Mixed-glass compositions are known to be the result of recycling, i.e., remelting and mixing glasses, to make a new one. Relict wollastonite crystals were identified systematically in the glasses of hybrid composition and not in pure natron glasses. Hence, relict wollastonite can be used as a petrographic marker, in addition to the chemical signatures, to spot recycled glasses. Relict wollastonite should not be rare in glasses, as recycling was a very common practice in the Roman times, and not only. Nonetheless, in the literature, the relict nature of wollastonite is never mentioned. Only a deep textural study of the glass matrices (including a basic petrographic inspection) enables the morphological distinction between relict and newly formed wollastonite. Different production and colouring techniques were identified, including the combination of distinct base glass compositions. Even various colouring techniques were used for the production of a given imitation stone, as revealed by analyses of samples of agate/alabaster (A) and porfido verde antico (PV) imitations. This agrees with the results obtained by Tesser et al. [20], who also found divergences in the production technique of different porfido verde glasses. Additionally, the comparison between the rosso antico and cipollino rosso analyzed in [20] and our samples R and CR also revealed variety in the manufacturing technology. The identification of different methods to manufacture the same type of stone imitation would suggest the existence of various secondary workshops, where the primary glass was remelted and worked. However, a given secondary workshop could also be using different procedures. Regarding opacification processes, three main techniques were identified: metallic copper (for red glasses), Ca antimonate (for white glasses) and Pb-Fe antimonate (for yellow, light green and greenish-yellowish glasses). The in situ formation of the opacifier was obvious for the red glasses and seems reasonable for Ca-antimonate. In contrast, the ex situ preparation of Pb-Fe antimonate appears more probable. In a particular glass (PV1-op), the role of wollastonite as a white pigment also appears relevant.

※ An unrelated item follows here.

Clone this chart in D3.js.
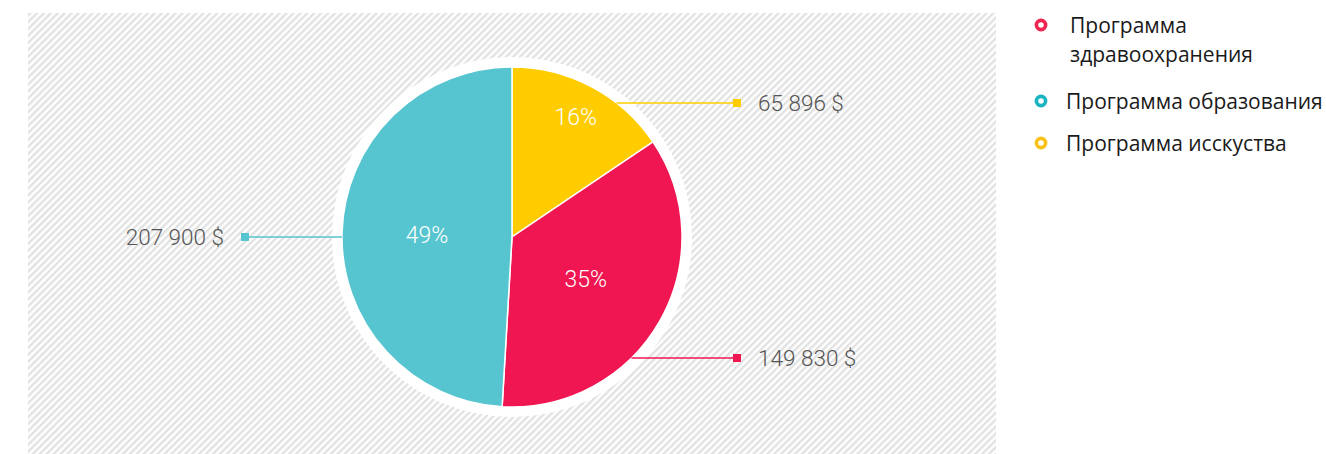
<!DOCTYPE html>
<html lang="ru">
<head>
<meta charset="utf-8">
<script src="https://cdn.jsdelivr.net/npm/d3@7"></script>
<style>
  html, body { margin: 0; padding: 0; background: #fff; }
  svg { display: block; }
</style>
</head>
<body>
<svg id="chart" width="1326" height="454"></svg>
<script>
// Budget split between the three programmes (legend order)
const categories = ["Программа здравоохранения", "Программа образования", "Программа исскуства"];
const legendLines = [["Программа", "здравоохранения"], ["Программа образования"], ["Программа исскуства"]];
const amounts = [149830, 207900, 65896];
const amountLabels = ["149 830 $", "207 900 $", "65 896 $"];
const percentLabels = ["35%", "49%", "16%"];
// Slices are laid out clockwise from 12 o'clock in this order
const sliceOrder = [2, 0, 1];

const sliceColors = ["#ef1651", "#57c5cf", "#ffcc00"];
const legendColors = ["#f0244f", "#19b3c1", "#f6c21a"];

const svg = d3.select("#chart");
const W = 1326, H = 454;

// Hatched panel behind the pie
const defs = svg.append("defs");
const step = 4.9;
const pat = defs.append("pattern")
  .attr("id", "hatch")
  .attr("patternUnits", "userSpaceOnUse")
  .attr("width", step).attr("height", step)
  .attr("patternTransform", "rotate(45)");
pat.append("rect").attr("width", step).attr("height", step).attr("fill", "#ffffff");
pat.append("rect").attr("width", 2.4).attr("height", step).attr("fill", "#e2e2e2");

svg.append("rect")
  .attr("x", 28).attr("y", 13)
  .attr("width", 968).attr("height", H - 13)
  .attr("fill", "url(#hatch)");

const cx = 512, cy = 237, R = 170;
const g = svg.append("g").attr("transform", `translate(${cx},${cy})`);

// White halo around the pie
g.append("circle").attr("r", R + 10).attr("fill", "#fff");

const pie = d3.pie()
  .sort(null)
  .value(i => amounts[i]);
const arcs = pie(sliceOrder);

const arc = d3.arc().innerRadius(0).outerRadius(R);

g.selectAll("path.slice")
  .data(arcs)
  .enter().append("path")
  .attr("class", "slice")
  .attr("d", arc)
  .attr("fill", d => sliceColors[d.data])
  .attr("stroke", "#fff")
  .attr("stroke-width", 1.5);

// Percentage labels inside the slices; narrow slices get theirs pushed outward
g.selectAll("text.pct")
  .data(arcs)
  .enter().append("text")
  .attr("class", "pct")
  .attr("transform", d => {
    const span = d.endAngle - d.startAngle;
    const r = span < 1.2 ? R * 0.8 : R * 0.5;
    const a = (d.startAngle + d.endAngle) / 2;
    return `translate(${r * Math.sin(a)},${-r * Math.cos(a)})`;
  })
  .attr("text-anchor", "middle")
  .attr("dy", "0.36em")
  .attr("font-family", "Roboto, 'Open Sans', sans-serif")
  .attr("font-size", 23)
  .attr("font-weight", 300)
  .attr("fill", "#fff")
  .text(d => percentLabels[d.data]);

// Leader lines with value labels; each row sits at a fixed height,
// line starts where that height meets the slice edge
const rowOffset = { 2: -134, 0: 121, 1: 0 };   // keyed by category index
const markerX = { right: cx + 225, left: cx - 267 };

const leaders = svg.append("g");
arcs.forEach(d => {
  const i = d.data;
  const a = (d.startAngle + d.endAngle) / 2;
  const side = Math.sin(a) >= 0 ? "right" : "left";
  const dy = rowOffset[i];
  const y = cy + dy;
  const x0 = cx + (side === "right" ? 1 : -1) * Math.sqrt(R * R - dy * dy);
  const mx = markerX[side];
  leaders.append("line")
    .attr("x1", x0).attr("y1", y)
    .attr("x2", mx).attr("y2", y)
    .attr("stroke", sliceColors[i])
    .attr("stroke-width", 1.5);
  leaders.append("rect")
    .attr("x", mx - 4).attr("y", y - 4)
    .attr("width", 8).attr("height", 8)
    .attr("fill", sliceColors[i]);
  leaders.append("text")
    .attr("x", side === "right" ? mx + 21 : mx - 21)
    .attr("y", y)
    .attr("dy", "0.36em")
    .attr("text-anchor", side === "right" ? "start" : "end")
    .attr("font-family", "Roboto, 'Open Sans', sans-serif")
    .attr("font-size", 22.5)
    .attr("font-weight", 300)
    .attr("fill", "#555")
    .text(amountLabels[i]);
});

// Legend
const legendRows = [25, 101, 143];
const legend = svg.append("g");
categories.forEach((c, i) => {
  const y = legendRows[i];
  const tx = i === 0 ? 1070 : 1066;
  legend.append("circle")
    .attr("cx", 1041).attr("cy", y)
    .attr("r", 4.6)
    .attr("fill", "#fff")
    .attr("stroke", legendColors[i])
    .attr("stroke-width", 3.6);
  const t = legend.append("text")
    .attr("x", tx)
    .attr("y", y + 1)
    .attr("font-family", "'Open Sans', sans-serif")
    .attr("font-size", 21)
    .attr("fill", "#1a1a1a");
  legendLines[i].forEach((line, k) => {
    t.append("tspan")
      .attr("x", tx)
      .attr("dy", k === 0 ? "0.35em" : 29)
      .text(line);
  });
});
</script>
</body>
</html>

Based on the presence/absence of the crystalline phases and their known stability ranges, it was possible to constrain the working temperatures for the glasses, which are always within the 900–1100 °C range. The lower working temperatures correspond to white glasses containing only orthorhombic Ca₂Sb₂O₇ (A1-op, A2-op and S-op) whilst another white opacified glass (CR-op(w)) would have been worked at a slightly higher temperature (927–1094 °C). Newly formed wollastonite indicates working temperatures above 1000 °C for some other glasses (PV1-tr, PV1-op, CR-op(r), D-op and A1-tr(c)) and its coexistence with nepheline indicates a 900–1000 °C range for the G-op glass.

This study showed the advantages of a different approach to the study of glasses not solely based on chemical analyses but including an intensive petrographic and analytic characterization of microcrystalline glass inclusions using polished thin sections. It would have been unfeasible to achieve a similar amount of information on the raw materials, temperatures and technology of production without the use of thin section samples. The strengths of the presented approach include local structural identification, a distinction between relict and newly formed phases, and textural analyses of the glasses. By highlighting the importance of thin-section petrography to glass studies and showing how it can greatly enhance interpretations, this paper will hopefully serve to spur more archaeological chemists to either learn this technique or collaborate with trained and experienced scientists in thin-section petrography.